Do you want to recover the money placed in your company savings plan? This is possible in certain very specific cases.
Do you know what a company savings plan, or PEE, is? This is a collective savings scheme that a company offers to its employees in order to help them build up savings while benefiting from tax advantages. All employees of a company can therefore benefit from it, but it is sometimes necessary to have at least 3 months of seniority. In companies with fewer than 250 employees, the manager is also affected by the system. The PEE is funded by the employee’s payments but also by the sums coming from participation, the value sharing bonus (PPV), or the bonus from the company valuation sharing plan (PPVE).
According to legal provisions, the sums are unavailable for a period of 5 years from each payment.

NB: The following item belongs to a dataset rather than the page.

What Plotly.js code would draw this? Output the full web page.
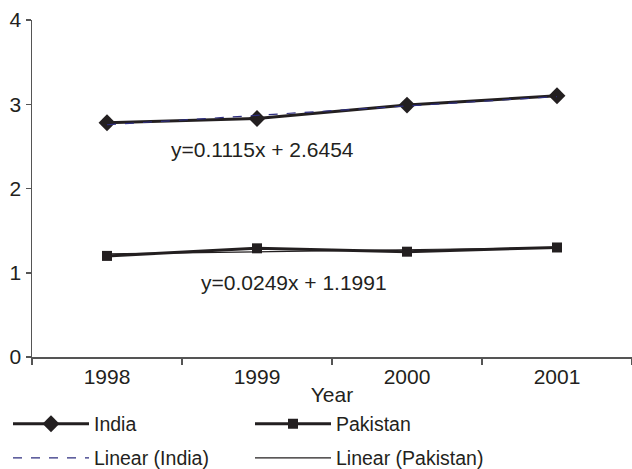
<!DOCTYPE html>
<html>
<head>
<meta charset="utf-8">
<script src="https://cdn.plot.ly/plotly-3.0.1.min.js"></script>
<style>html,body{margin:0;padding:0;background:#fff;}#chart{width:632px;height:469px;}</style>
</head>
<body>
<div id="chart"></div>
<script>
var years = ['1998', '1999', '2000', '2001'];
var india = [2.78, 2.83, 2.99, 3.10];
var pakistan = [1.20, 1.29, 1.25, 1.30];
var indiaTrend = [0.1115, 2.6454];     // slope, intercept as printed
var pakistanTrend = [0.0249, 1.1991];  // slope, intercept as printed
var indiaEq = 'y=0.1115x + 2.6454';
var pakistanEq = 'y=0.0249x + 1.1991';
var yTicks = [0, 1, 2, 3, 4];

function trendValues(coef) {
  return years.map(function (_, i) { return coef[0] * (i + 1) + coef[1]; });
}

var FONT = 'Liberation Sans, Arial, sans-serif';
var INK = '#231f20';
var FS = 21;

var traces = [
  {x: years, y: india, name: 'India', type: 'scatter', mode: 'lines+markers',
   line: {color: INK, width: 3}, marker: {symbol: 'diamond', size: 13, color: INK},
   legend: 'legend'},
  {x: years, y: pakistan, name: 'Pakistan', type: 'scatter', mode: 'lines+markers',
   line: {color: INK, width: 3}, marker: {symbol: 'square', size: 10, color: INK},
   legend: 'legend'},
  {x: years, y: trendValues(indiaTrend), name: 'Linear (India)', type: 'scatter', mode: 'lines',
   line: {color: '#2e2e80', width: 1.2, dash: 'dash'}, legend: 'legend2'},
  {x: years, y: trendValues(pakistanTrend), name: 'Linear (Pakistan)', type: 'scatter', mode: 'lines',
   line: {color: INK, width: 1.2}, legend: 'legend2'}
];

var legendBase = {
  orientation: 'h', xanchor: 'left', yanchor: 'middle', x: -0.04,
  font: {family: FONT, size: 19.5, color: INK}, entrywidth: 151, entrywidthmode: 'pixels',
  itemwidth: 76, bgcolor: 'rgba(0,0,0,0)', traceorder: 'normal'
};

var layout = {
  width: 632, height: 469,
  margin: {l: 32, r: 0, t: 20, b: 112, autoexpand: false},
  paper_bgcolor: '#fff', plot_bgcolor: '#fff',
  font: {family: FONT, size: FS, color: INK},
  showlegend: true,
  xaxis: {
    type: 'category', range: [-0.5, 3.5], showgrid: false, zeroline: false,
    showline: true, linecolor: '#555', linewidth: 1.5,
    ticks: 'outside', tickson: 'boundaries', ticklen: 6, tickcolor: '#555', tickwidth: 1.5,
    tickfont: {family: FONT, size: FS, color: INK},
    title: {text: 'Year', font: {family: FONT, size: FS, color: INK}, standoff: 0}
  },
  yaxis: {
    range: [0, 4], tickvals: yTicks, showgrid: false, zeroline: false,
    showline: true, linecolor: '#555', linewidth: 1.5,
    ticks: 'outside', ticklen: 5, tickcolor: '#555', tickwidth: 1.5,
    tickfont: {family: FONT, size: FS, color: INK}
  },
  legend: Object.assign({}, legendBase, {y: -0.199}),
  legend2: Object.assign({}, legendBase, {y: -0.30}),
  annotations: [
    {xref: 'paper', yref: 'y', x: 0.228, y: 2.46, xanchor: 'left', yanchor: 'middle',
     text: indiaEq, showarrow: false, font: {family: FONT, size: FS, color: INK}},
    {xref: 'paper', yref: 'y', x: 0.278, y: 0.88, xanchor: 'left', yanchor: 'middle',
     text: pakistanEq, showarrow: false, font: {family: FONT, size: FS, color: INK}}
  ]
};

Plotly.newPlot('chart', traces, layout, {displayModeBar: false, staticPlot: true});
</script>
</body>
</html>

But there are exceptions which allow the amount to be withdrawn, in whole or in part, before this deadline. Thus an employee can ask to recover this money if he marries or enters into a civil partnership, upon the birth or adoption of a third child, if he separates with custody of at least one child, in the event of disability, death of his partner, termination of the employment contract or even if he wishes to create or take over a business. Another common situation, the PEE can be released to buy housing, carry out energy renovation or to restore it after a natural disaster.
However, there are also much lesser known situations. Thus an employee can ask to recover the money from their PEE to buy a clean vehicle or a new pedal-assisted cycle. And that’s not all: an employee also has the possibility of releasing the sums present in their PEE in the event of over-indebtedness.
The Minister of SMEs Serge Papin announced at the beginning of January that the government wanted to extend this possibility, within the limit of 2,000 euros, to the most modest households. This is currently only a proposal and has not yet been definitively adopted. It must be debated in the coming weeks in the National Assembly.